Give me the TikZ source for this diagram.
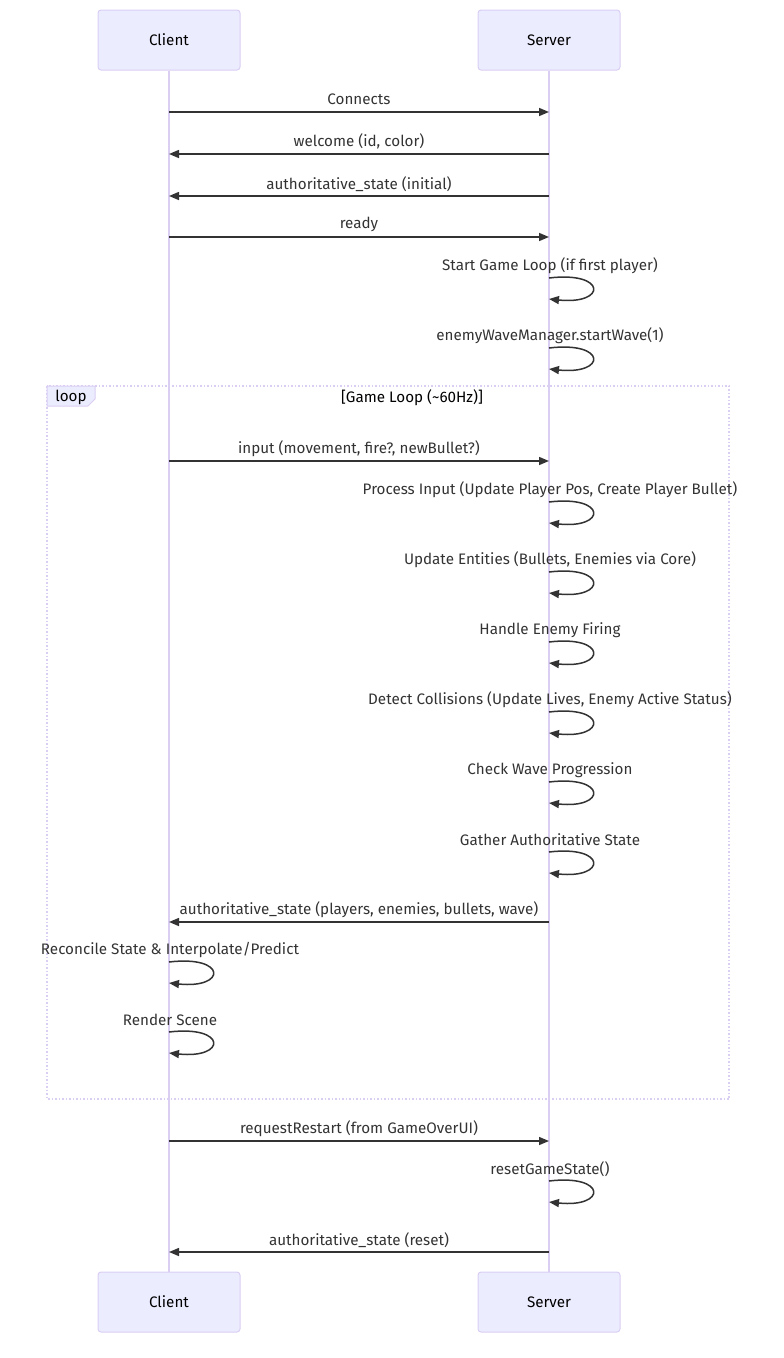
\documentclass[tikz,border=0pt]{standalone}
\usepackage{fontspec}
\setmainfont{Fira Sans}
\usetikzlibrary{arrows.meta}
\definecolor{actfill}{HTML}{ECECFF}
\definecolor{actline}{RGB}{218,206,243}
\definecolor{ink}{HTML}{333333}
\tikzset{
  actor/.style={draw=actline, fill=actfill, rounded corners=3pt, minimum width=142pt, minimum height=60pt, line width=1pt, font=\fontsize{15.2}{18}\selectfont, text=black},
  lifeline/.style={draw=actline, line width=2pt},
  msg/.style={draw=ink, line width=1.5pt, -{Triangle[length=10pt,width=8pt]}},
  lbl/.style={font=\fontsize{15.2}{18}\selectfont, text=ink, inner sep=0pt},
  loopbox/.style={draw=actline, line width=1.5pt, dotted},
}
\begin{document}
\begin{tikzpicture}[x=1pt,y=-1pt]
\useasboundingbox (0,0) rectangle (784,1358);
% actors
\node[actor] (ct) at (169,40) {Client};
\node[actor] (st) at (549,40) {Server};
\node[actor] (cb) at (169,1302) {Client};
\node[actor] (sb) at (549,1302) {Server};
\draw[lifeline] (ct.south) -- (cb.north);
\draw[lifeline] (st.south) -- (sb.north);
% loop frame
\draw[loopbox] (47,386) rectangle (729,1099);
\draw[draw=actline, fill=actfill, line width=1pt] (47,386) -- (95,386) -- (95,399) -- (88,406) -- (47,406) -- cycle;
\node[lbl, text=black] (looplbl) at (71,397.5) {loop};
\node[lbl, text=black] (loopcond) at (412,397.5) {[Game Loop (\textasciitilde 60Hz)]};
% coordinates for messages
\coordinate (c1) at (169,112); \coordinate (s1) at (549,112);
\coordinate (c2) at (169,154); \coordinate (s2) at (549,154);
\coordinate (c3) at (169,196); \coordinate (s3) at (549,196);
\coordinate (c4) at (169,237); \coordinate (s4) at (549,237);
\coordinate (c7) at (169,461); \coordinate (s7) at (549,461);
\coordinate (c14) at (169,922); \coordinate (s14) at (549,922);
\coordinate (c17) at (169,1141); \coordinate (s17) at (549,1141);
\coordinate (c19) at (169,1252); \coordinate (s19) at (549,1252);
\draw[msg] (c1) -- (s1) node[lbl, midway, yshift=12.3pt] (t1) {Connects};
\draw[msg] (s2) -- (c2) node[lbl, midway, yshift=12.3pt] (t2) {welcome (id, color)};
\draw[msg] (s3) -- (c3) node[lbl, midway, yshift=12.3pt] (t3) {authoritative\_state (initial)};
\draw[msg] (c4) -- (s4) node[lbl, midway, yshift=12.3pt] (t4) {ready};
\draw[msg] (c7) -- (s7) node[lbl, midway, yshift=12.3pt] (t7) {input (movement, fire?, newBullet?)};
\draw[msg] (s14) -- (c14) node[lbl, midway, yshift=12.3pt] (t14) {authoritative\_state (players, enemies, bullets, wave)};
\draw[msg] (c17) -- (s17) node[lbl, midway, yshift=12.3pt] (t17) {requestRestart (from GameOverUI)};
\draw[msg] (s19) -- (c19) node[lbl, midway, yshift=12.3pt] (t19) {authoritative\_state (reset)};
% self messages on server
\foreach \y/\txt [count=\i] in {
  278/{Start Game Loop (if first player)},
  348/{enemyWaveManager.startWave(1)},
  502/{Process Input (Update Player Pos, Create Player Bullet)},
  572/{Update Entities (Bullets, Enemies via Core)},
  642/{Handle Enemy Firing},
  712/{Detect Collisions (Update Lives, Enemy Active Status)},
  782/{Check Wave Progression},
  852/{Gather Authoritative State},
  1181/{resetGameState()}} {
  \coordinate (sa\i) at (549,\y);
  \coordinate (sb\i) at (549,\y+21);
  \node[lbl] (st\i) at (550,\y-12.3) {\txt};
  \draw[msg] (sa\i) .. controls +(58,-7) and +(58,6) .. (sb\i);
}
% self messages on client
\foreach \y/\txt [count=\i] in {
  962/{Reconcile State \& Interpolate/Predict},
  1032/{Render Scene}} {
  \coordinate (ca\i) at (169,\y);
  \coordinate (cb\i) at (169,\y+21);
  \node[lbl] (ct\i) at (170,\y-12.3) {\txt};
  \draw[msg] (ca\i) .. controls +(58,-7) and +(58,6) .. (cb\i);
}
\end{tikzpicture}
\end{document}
——————
### Exercise objective
Skip the images and write out the rest of the listing exactly.

### Solution to this exercise
Give me the TikZ source for this diagram.
\documentclass[tikz,border=0pt]{standalone}
\usepackage{fontspec}
\setmainfont{Fira Sans}
\usetikzlibrary{arrows.meta}
\definecolor{actfill}{HTML}{ECECFF}
\definecolor{actline}{RGB}{218,206,243}
\definecolor{ink}{HTML}{333333}
\tikzset{
  actor/.style={draw=actline, fill=actfill, rounded corners=3pt, minimum width=142pt, minimum height=60pt, line width=1pt, font=\fontsize{15.2}{18}\selectfont, text=black},
  lifeline/.style={draw=actline, line width=2pt},
  msg/.style={draw=ink, line width=1.5pt, -{Triangle[length=10pt,width=8pt]}},
  lbl/.style={font=\fontsize{15.2}{18}\selectfont, text=ink, inner sep=0pt},
  loopbox/.style={draw=actline, line width=1.5pt, dotted},
}
\begin{document}
\begin{tikzpicture}[x=1pt,y=-1pt]
\useasboundingbox (0,0) rectangle (784,1358);
% actors
\node[actor] (ct) at (169,40) {Client};
\node[actor] (st) at (549,40) {Server};
\node[actor] (cb) at (169,1302) {Client};
\node[actor] (sb) at (549,1302) {Server};
\draw[lifeline] (ct.south) -- (cb.north);
\draw[lifeline] (st.south) -- (sb.north);
% loop frame
\draw[loopbox] (47,386) rectangle (729,1099);
\draw[draw=actline, fill=actfill, line width=1pt] (47,386) -- (95,386) -- (95,399) -- (88,406) -- (47,406) -- cycle;
\node[lbl, text=black] (looplbl) at (71,397.5) {loop};
\node[lbl, text=black] (loopcond) at (412,397.5) {[Game Loop (\textasciitilde 60Hz)]};
% coordinates for messages
\coordinate (c1) at (169,112); \coordinate (s1) at (549,112);
\coordinate (c2) at (169,154); \coordinate (s2) at (549,154);
\coordinate (c3) at (169,196); \coordinate (s3) at (549,196);
\coordinate (c4) at (169,237); \coordinate (s4) at (549,237);
\coordinate (c7) at (169,461); \coordinate (s7) at (549,461);
\coordinate (c14) at (169,922); \coordinate (s14) at (549,922);
\coordinate (c17) at (169,1141); \coordinate (s17) at (549,1141);
\coordinate (c19) at (169,1252); \coordinate (s19) at (549,1252);
\draw[msg] (c1) -- (s1) node[lbl, midway, yshift=12.3pt] (t1) {Connects};
\draw[msg] (s2) -- (c2) node[lbl, midway, yshift=12.3pt] (t2) {welcome (id, color)};
\draw[msg] (s3) -- (c3) node[lbl, midway, yshift=12.3pt] (t3) {authoritative\_state (initial)};
\draw[msg] (c4) -- (s4) node[lbl, midway, yshift=12.3pt] (t4) {ready};
\draw[msg] (c7) -- (s7) node[lbl, midway, yshift=12.3pt] (t7) {input (movement, fire?, newBullet?)};
\draw[msg] (s14) -- (c14) node[lbl, midway, yshift=12.3pt] (t14) {authoritative\_state (players, enemies, bullets, wave)};
\draw[msg] (c17) -- (s17) node[lbl, midway, yshift=12.3pt] (t17) {requestRestart (from GameOverUI)};
\draw[msg] (s19) -- (c19) node[lbl, midway, yshift=12.3pt] (t19) {authoritative\_state (reset)};
% self messages on server
\foreach \y/\txt [count=\i] in {
  278/{Start Game Loop (if first player)},
  348/{enemyWaveManager.startWave(1)},
  502/{Process Input (Update Player Pos, Create Player Bullet)},
  572/{Update Entities (Bullets, Enemies via Core)},
  642/{Handle Enemy Firing},
  712/{Detect Collisions (Update Lives, Enemy Active Status)},
  782/{Check Wave Progression},
  852/{Gather Authoritative State},
  1181/{resetGameState()}} {
  \coordinate (sa\i) at (549,\y);
  \coordinate (sb\i) at (549,\y+21);
  \node[lbl] (st\i) at (550,\y-12.3) {\txt};
  \draw[msg] (sa\i) .. controls +(58,-7) and +(58,6) .. (sb\i);
}
% self messages on client
\foreach \y/\txt [count=\i] in {
  962/{Reconcile State \& Interpolate/Predict},
  1032/{Render Scene}} {
  \coordinate (ca\i) at (169,\y);
  \coordinate (cb\i) at (169,\y+21);
  \node[lbl] (ct\i) at (170,\y-12.3) {\txt};
  \draw[msg] (ca\i) .. controls +(58,-7) and +(58,6) .. (cb\i);
}
\end{tikzpicture}
\end{document}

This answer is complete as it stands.